It is a monogamous bird and pairs may remain together for more than one breeding season. The nest is a shallow scrape, often with a lining of leaves. It is about 11 cm across and 3 cm deep. It may be built amongst vegetation or on bare stony or rocky ground. Several pairs may nest close together.

A single clutch of two to five eggs is laid with four being most common. The eggs measure about 41 × 29 mm and weigh around 17.9 g. They are smooth, slightly glossy and oval to pear-shaped. They are variable in colour but are commonly pale green-brown with dark brown markings, densest at the larger end. Incubation begins when the first egg is laid and lasts for about 22–24 days. The female is mainly responsible for incubating the eggs but the male may help towards the end.

The young birds are precocial and are able to leave the nest soon after hatching. They are buff above with dark grey markings and are white below. They are able to feed themselves but are protected by the parents, particularly the male. They fledge after 19–21 days.

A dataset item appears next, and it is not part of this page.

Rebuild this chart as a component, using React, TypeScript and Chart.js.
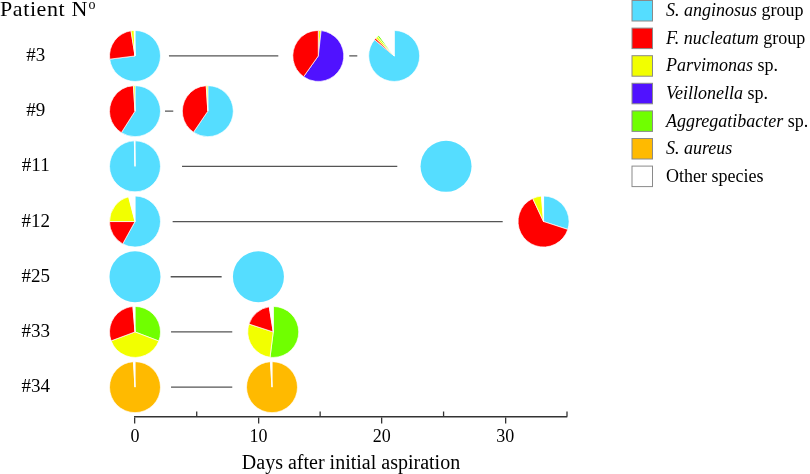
import React, { useEffect, useRef } from "react";
import { Chart, registerables } from "chart.js";

Chart.register(...registerables);

// ---------- data ----------
const patients = ["#3", "#9", "#11", "#12", "#25", "#33", "#34"];

const speciesItalic = ["S. anginosus", "F. nucleatum", "Parvimonas", "Veillonella", "Aggregatibacter", "S. aureus", ""];
const speciesSuffix = [" group", " group", " sp.", " sp.", " sp.", "", "Other species"];
const speciesColors = ["#55DDFF", "#FF0000", "#F2FF00", "#5012FF", "#70FF00", "#FFBA00", "#FFFFFF"];

// each sample: row index (patient), day, slices [speciesIndex, percent] clockwise from 12 o'clock
const sampleRow = [0, 0, 0, 1, 1, 2, 2, 3, 3, 4, 4, 5, 5, 6, 6];
const sampleDay = [0, 14.85, 21.0, 0, 5.9, 0, 25.2, 0, 33.1, 0, 10.0, 0, 11.2, 0, 11.1];
const sampleSlices: [number, number][][] = [
  [[0, 73], [1, 24.5], [2, 2], [6, 0.5]],
  [[2, 1.8], [3, 58], [1, 40.2]],
  [[0, 86], [1, 1.2], [2, 1.5], [4, 1.2], [6, 10.1]],
  [[0, 59], [1, 40], [2, 1]],
  [[0, 59.5], [1, 39.5], [2, 1]],
  [[0, 99.6], [6, 0.4]],
  [[0, 100]],
  [[0, 58], [1, 17], [2, 21], [6, 4]],
  [[0, 30], [1, 63], [2, 5.7], [6, 1.3]],
  [[0, 100]],
  [[0, 100]],
  [[4, 30.8], [2, 38.5], [1, 29.4], [6, 1.3]],
  [[4, 52], [2, 28], [1, 17.5], [6, 2.5]],
  [[5, 99], [6, 1]],
  [[5, 99], [6, 1]],
];

// connector lines between samples: row, start day, end day
const connectorRow = [0, 0, 1, 2, 3, 4, 5, 6];
const connectorStart = [2.75, 17.36, 2.43, 3.81, 3.05, 2.89, 2.92, 2.92];
const connectorEnd = [11.61, 18.01, 3.1, 21.25, 29.79, 7.02, 7.88, 7.88];

const xTicks = [0, 5, 10, 15, 20, 25, 30, 35];

const SERIF = "'Liberation Serif', 'Times New Roman', serif";

const piePlugin = {
  id: "piePlugin",
  afterDatasetsDraw(chart: any) {
    const { ctx, scales } = chart;
    const xs = scales.x;
    const ys = scales.y;
    const r = 25.5;
    ctx.save();
    for (let i = 0; i < sampleDay.length; i++) {
      const cx = xs.getPixelForValue(sampleDay[i]);
      const cy = ys.getPixelForValue(sampleRow[i]);
      const slices = sampleSlices[i];
      const total = slices.reduce((s, v) => s + v[1], 0);
      let a = -Math.PI / 2;
      for (const [sp, v] of slices) {
        const da = (v / total) * Math.PI * 2;
        ctx.beginPath();
        if (slices.length > 1) ctx.moveTo(cx, cy);
        ctx.arc(cx, cy, r, a, a + da);
        ctx.closePath();
        ctx.fillStyle = speciesColors[sp];
        ctx.fill();
        if (slices.length > 1) {
          ctx.strokeStyle = "#FFFFFF";
          ctx.lineWidth = 0.7;
          ctx.stroke();
        }
        a += da;
      }
    }
    ctx.restore();
  },
  afterDraw(chart: any) {
    const { ctx, scales, chartArea } = chart;
    const xs = scales.x;
    ctx.save();
    // minor upward ticks
    ctx.strokeStyle = "#333";
    ctx.lineWidth = 1.3;
    for (const v of xTicks) {
      if (v % 10 !== 0) {
        const px = xs.getPixelForValue(v);
        ctx.beginPath();
        ctx.moveTo(px, chartArea.bottom);
        ctx.lineTo(px, chartArea.bottom - 5);
        ctx.stroke();
      }
    }
    // header
    ctx.fillStyle = "#000";
    ctx.textBaseline = "alphabetic";
    ctx.textAlign = "left";
    ctx.font = `22px ${SERIF}`;
    (ctx as any).letterSpacing = "0.6px";
    ctx.fillText("Patient N", 0, 16);
    const w = ctx.measureText("Patient N").width;
    (ctx as any).letterSpacing = "0px";
    ctx.font = `14px ${SERIF}`;
    ctx.fillText("o", w + 0.5, 9);
    // legend
    const lx = 632;
    for (let i = 0; i < speciesColors.length; i++) {
      const top = 0.5 + i * 27.6;
      ctx.fillStyle = speciesColors[i];
      ctx.fillRect(lx, top, 20.5, 20.5);
      ctx.strokeStyle = "#8a8a8a";
      ctx.lineWidth = 1;
      ctx.strokeRect(lx, top, 20.5, 20.5);
      ctx.fillStyle = "#000";
      ctx.textBaseline = "middle";
      let tx = 666;
      const ty = top + 11;
      if (speciesItalic[i]) {
        ctx.font = `italic 18px ${SERIF}`;
        ctx.fillText(speciesItalic[i], tx, ty);
        tx += ctx.measureText(speciesItalic[i]).width;
      }
      if (speciesSuffix[i]) {
        ctx.font = `18px ${SERIF}`;
        ctx.fillText(speciesSuffix[i], tx, ty);
      }
    }
    ctx.restore();
  },
};

export default function App() {
  const ref = useRef<HTMLCanvasElement | null>(null);
  useEffect(() => {
    if (!ref.current) return;
    const datasets = connectorRow.map((row, i) => ({
      type: "line" as const,
      data: [
        { x: connectorStart[i], y: row },
        { x: connectorEnd[i], y: row },
      ],
      borderColor: "#555555",
      borderWidth: 1.3,
      pointRadius: 0,
      fill: false,
    }));
    const chart = new Chart(ref.current, {
      type: "line",
      data: { datasets },
      options: {
        animation: false,
        responsive: false,
        layout: { padding: { left: 0, right: 243, top: 0, bottom: 0 } },
        plugins: { legend: { display: false }, tooltip: { enabled: false } },
        scales: {
          x: {
            type: "linear",
            min: 0,
            max: 35,
            afterFit: (s: any) => {
              s.height = 57.5;
            },
            afterBuildTicks: (s: any) => {
              s.ticks = xTicks.map((v) => ({ value: v }));
            },
            ticks: {
              autoSkip: false,
              maxRotation: 0,
              padding: 3,
              color: "#000",
              font: { family: SERIF, size: 18 },
              callback: (v: any) => (Number(v) % 10 === 0 ? String(v) : ""),
            },
            grid: {
              display: true,
              drawOnChartArea: false,
              drawTicks: true,
              tickLength: 7,
              lineWidth: 1.3,
              color: (c: any) => (c.tick && c.tick.value % 10 === 0 ? "#333" : "rgba(0,0,0,0)"),
            },
            border: { display: true, color: "#333", width: 1.5 },
            title: {
              display: true,
              text: "Days after initial aspiration",
              color: "#000",
              font: { family: SERIF, size: 20, lineHeight: 1.05 },
              padding: { top: 0, bottom: 0 },
            },
          },
          y: {
            type: "linear",
            reverse: true,
            min: -0.807,
            max: 6.532,
            afterFit: (s: any) => {
              s.width = 135;
            },
            afterBuildTicks: (s: any) => {
              s.ticks = patients.map((_, i) => ({ value: i }));
            },
            ticks: {
              crossAlign: "center",
              padding: 0,
              color: "#000",
              font: { family: SERIF, size: 19 },
              callback: (v: any) => patients[Number(v)] ?? "",
            },
            grid: { display: false, drawTicks: true, tickLength: 85 },
            border: { display: false },
          },
        },
      },
      plugins: [piePlugin],
    } as any);
    return () => chart.destroy();
  }, []);
  return (
    <div style={{ position: "fixed", left: 0, top: 0, width: 810, height: 474, background: "#fff" }}>
      <canvas ref={ref} width={810} height={474} />
    </div>
  );
}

==Status and conservation==
According to the International Union for Conservation of Nature (IUCN), the ruddy turnstone population is currently very stable. Environment Canada surveys suggest that they have in fact decreased in abundance relative to the 1970s (up to 50% by one estimate) and face a variety of threats during migration and winter. They estimate that the Canadian population is 100,000–500,000 adults. The Canadian Wildlife Service estimates that the worldwide population of ruddy turnstones is 449,000, and that 235,000 are breeding in North America while the rest are breeding throughout the Arctic regions. They are very common and widespread. Their remote breeding range and widespread winter range should help them remain a common species.